• EXERCISE
Copy out the listing that follows, exactly, without its pictures.

==== PROVIDED DATA

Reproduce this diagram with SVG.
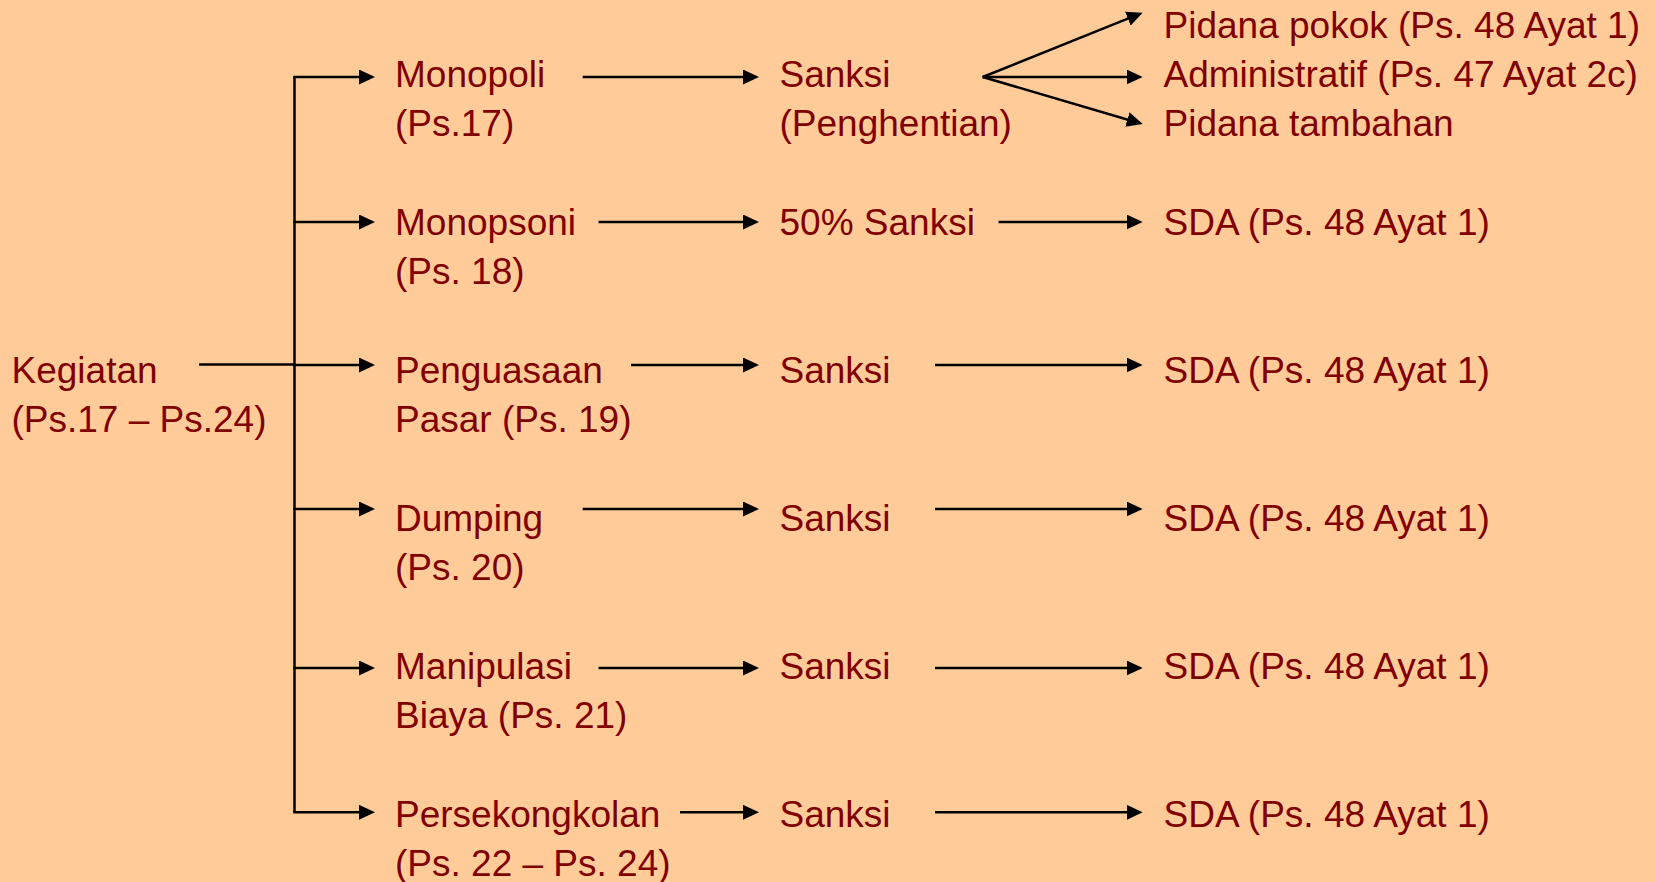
<svg xmlns="http://www.w3.org/2000/svg" width="1655" height="882" viewBox="0 0 1655 882">
<style>
text{font-family:"Liberation Sans",Arial,sans-serif;font-size:37px;fill:#800000}
.c{stroke:#000;stroke-width:2.5;fill:none}
.a{marker-end:url(#ah)}
</style>
<defs>
<marker id="ah" markerUnits="userSpaceOnUse" viewBox="0 0 16 15" markerWidth="16" markerHeight="15" refX="6" refY="7.5" orient="auto">
<path d="M0,0 L16,7.5 L0,15 Z" fill="#000"/>
</marker>
</defs>
<rect x="0" y="0" width="1655" height="882" fill="#FFCC99"/>
<g id="connectors">
<line class="c" x1="199" y1="364.5" x2="294.5" y2="364.5"/>
<line class="c" x1="294.5" y1="76.5" x2="294.5" y2="812.5"/>
<line class="c a" x1="293.3" y1="77" x2="365" y2="77"/>
<line class="c a" x1="293.3" y1="222" x2="365" y2="222"/>
<line class="c a" x1="293.3" y1="365" x2="365" y2="365"/>
<line class="c a" x1="293.3" y1="509" x2="365" y2="509"/>
<line class="c a" x1="293.3" y1="668" x2="365" y2="668"/>
<line class="c a" x1="293.3" y1="812.3" x2="365" y2="812.3"/>
<line class="c a" x1="582.7" y1="77" x2="749" y2="77"/>
<line class="c a" x1="598.5" y1="222" x2="749" y2="222"/>
<line class="c a" x1="631" y1="365" x2="749" y2="365"/>
<line class="c a" x1="582.7" y1="509" x2="749" y2="509"/>
<line class="c a" x1="598.5" y1="668" x2="749" y2="668"/>
<line class="c a" x1="680" y1="812.3" x2="749" y2="812.3"/>
<line class="c a" x1="982.7" y1="77" x2="1133.4" y2="16.4"/>
<line class="c a" x1="982.7" y1="77" x2="1132.7" y2="77"/>
<line class="c a" x1="982.7" y1="77" x2="1133.1" y2="121.2"/>
<line class="c a" x1="998.5" y1="222" x2="1132.7" y2="222"/>
<line class="c a" x1="935" y1="365" x2="1132.7" y2="365"/>
<line class="c a" x1="935" y1="509" x2="1132.7" y2="509"/>
<line class="c a" x1="935" y1="668" x2="1132.7" y2="668"/>
<line class="c a" x1="935" y1="812.3" x2="1132.7" y2="812.3"/>
</g>
<g id="kegiatan"><text x="11.5" y="383">Kegiatan</text><text x="11.5" y="432.3">(Ps.17 – Ps.24)</text></g>
<g id="monopoli"><text x="395" y="87">Monopoli</text><text x="395" y="136.3">(Ps.17)</text></g>
<g id="monopsoni"><text x="395" y="235">Monopsoni</text><text x="395" y="284.3">(Ps. 18)</text></g>
<g id="penguasaan"><text x="395" y="383">Penguasaan</text><text x="395" y="432.3">Pasar (Ps. 19)</text></g>
<g id="dumping"><text x="395" y="531">Dumping</text><text x="395" y="580.3">(Ps. 20)</text></g>
<g id="manipulasi"><text x="395" y="679">Manipulasi</text><text x="395" y="728.3">Biaya (Ps. 21)</text></g>
<g id="persekongkolan"><text x="395" y="827">Persekongkolan</text><text x="395" y="876.3">(Ps. 22 – Ps. 24)</text></g>
<g id="sanksi1"><text x="779.5" y="87">Sanksi</text><text x="779.5" y="136.3">(Penghentian)</text></g>
<g id="sanksi2"><text x="779.5" y="235">50% Sanksi</text></g>
<g id="sanksi3"><text x="779.5" y="383">Sanksi</text></g>
<g id="sanksi4"><text x="779.5" y="531">Sanksi</text></g>
<g id="sanksi5"><text x="779.5" y="679">Sanksi</text></g>
<g id="sanksi6"><text x="779.5" y="827">Sanksi</text></g>
<g id="pidana-pokok"><text x="1163.5" y="37.7">Pidana pokok (Ps. 48 Ayat 1)</text></g>
<g id="administratif"><text x="1163.5" y="87">Administratif (Ps. 47 Ayat 2c)</text></g>
<g id="pidana-tambahan"><text x="1163.5" y="136.3">Pidana tambahan</text></g>
<g id="sda2"><text x="1163.5" y="235">SDA (Ps. 48 Ayat 1)</text></g>
<g id="sda3"><text x="1163.5" y="383">SDA (Ps. 48 Ayat 1)</text></g>
<g id="sda4"><text x="1163.5" y="531">SDA (Ps. 48 Ayat 1)</text></g>
<g id="sda5"><text x="1163.5" y="679">SDA (Ps. 48 Ayat 1)</text></g>
<g id="sda6"><text x="1163.5" y="827">SDA (Ps. 48 Ayat 1)</text></g>
</svg>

========

• EXERCISE RESPONSE
Reproduce this diagram with SVG.
<svg xmlns="http://www.w3.org/2000/svg" width="1655" height="882" viewBox="0 0 1655 882">
<style>
text{font-family:"Liberation Sans",Arial,sans-serif;font-size:37px;fill:#800000}
.c{stroke:#000;stroke-width:2.5;fill:none}
.a{marker-end:url(#ah)}
</style>
<defs>
<marker id="ah" markerUnits="userSpaceOnUse" viewBox="0 0 16 15" markerWidth="16" markerHeight="15" refX="6" refY="7.5" orient="auto">
<path d="M0,0 L16,7.5 L0,15 Z" fill="#000"/>
</marker>
</defs>
<rect x="0" y="0" width="1655" height="882" fill="#FFCC99"/>
<g id="connectors">
<line class="c" x1="199" y1="364.5" x2="294.5" y2="364.5"/>
<line class="c" x1="294.5" y1="76.5" x2="294.5" y2="812.5"/>
<line class="c a" x1="293.3" y1="77" x2="365" y2="77"/>
<line class="c a" x1="293.3" y1="222" x2="365" y2="222"/>
<line class="c a" x1="293.3" y1="365" x2="365" y2="365"/>
<line class="c a" x1="293.3" y1="509" x2="365" y2="509"/>
<line class="c a" x1="293.3" y1="668" x2="365" y2="668"/>
<line class="c a" x1="293.3" y1="812.3" x2="365" y2="812.3"/>
<line class="c a" x1="582.7" y1="77" x2="749" y2="77"/>
<line class="c a" x1="598.5" y1="222" x2="749" y2="222"/>
<line class="c a" x1="631" y1="365" x2="749" y2="365"/>
<line class="c a" x1="582.7" y1="509" x2="749" y2="509"/>
<line class="c a" x1="598.5" y1="668" x2="749" y2="668"/>
<line class="c a" x1="680" y1="812.3" x2="749" y2="812.3"/>
<line class="c a" x1="982.7" y1="77" x2="1133.4" y2="16.4"/>
<line class="c a" x1="982.7" y1="77" x2="1132.7" y2="77"/>
<line class="c a" x1="982.7" y1="77" x2="1133.1" y2="121.2"/>
<line class="c a" x1="998.5" y1="222" x2="1132.7" y2="222"/>
<line class="c a" x1="935" y1="365" x2="1132.7" y2="365"/>
<line class="c a" x1="935" y1="509" x2="1132.7" y2="509"/>
<line class="c a" x1="935" y1="668" x2="1132.7" y2="668"/>
<line class="c a" x1="935" y1="812.3" x2="1132.7" y2="812.3"/>
</g>
<g id="kegiatan"><text x="11.5" y="383">Kegiatan</text><text x="11.5" y="432.3">(Ps.17 – Ps.24)</text></g>
<g id="monopoli"><text x="395" y="87">Monopoli</text><text x="395" y="136.3">(Ps.17)</text></g>
<g id="monopsoni"><text x="395" y="235">Monopsoni</text><text x="395" y="284.3">(Ps. 18)</text></g>
<g id="penguasaan"><text x="395" y="383">Penguasaan</text><text x="395" y="432.3">Pasar (Ps. 19)</text></g>
<g id="dumping"><text x="395" y="531">Dumping</text><text x="395" y="580.3">(Ps. 20)</text></g>
<g id="manipulasi"><text x="395" y="679">Manipulasi</text><text x="395" y="728.3">Biaya (Ps. 21)</text></g>
<g id="persekongkolan"><text x="395" y="827">Persekongkolan</text><text x="395" y="876.3">(Ps. 22 – Ps. 24)</text></g>
<g id="sanksi1"><text x="779.5" y="87">Sanksi</text><text x="779.5" y="136.3">(Penghentian)</text></g>
<g id="sanksi2"><text x="779.5" y="235">50% Sanksi</text></g>
<g id="sanksi3"><text x="779.5" y="383">Sanksi</text></g>
<g id="sanksi4"><text x="779.5" y="531">Sanksi</text></g>
<g id="sanksi5"><text x="779.5" y="679">Sanksi</text></g>
<g id="sanksi6"><text x="779.5" y="827">Sanksi</text></g>
<g id="pidana-pokok"><text x="1163.5" y="37.7">Pidana pokok (Ps. 48 Ayat 1)</text></g>
<g id="administratif"><text x="1163.5" y="87">Administratif (Ps. 47 Ayat 2c)</text></g>
<g id="pidana-tambahan"><text x="1163.5" y="136.3">Pidana tambahan</text></g>
<g id="sda2"><text x="1163.5" y="235">SDA (Ps. 48 Ayat 1)</text></g>
<g id="sda3"><text x="1163.5" y="383">SDA (Ps. 48 Ayat 1)</text></g>
<g id="sda4"><text x="1163.5" y="531">SDA (Ps. 48 Ayat 1)</text></g>
<g id="sda5"><text x="1163.5" y="679">SDA (Ps. 48 Ayat 1)</text></g>
<g id="sda6"><text x="1163.5" y="827">SDA (Ps. 48 Ayat 1)</text></g>
</svg>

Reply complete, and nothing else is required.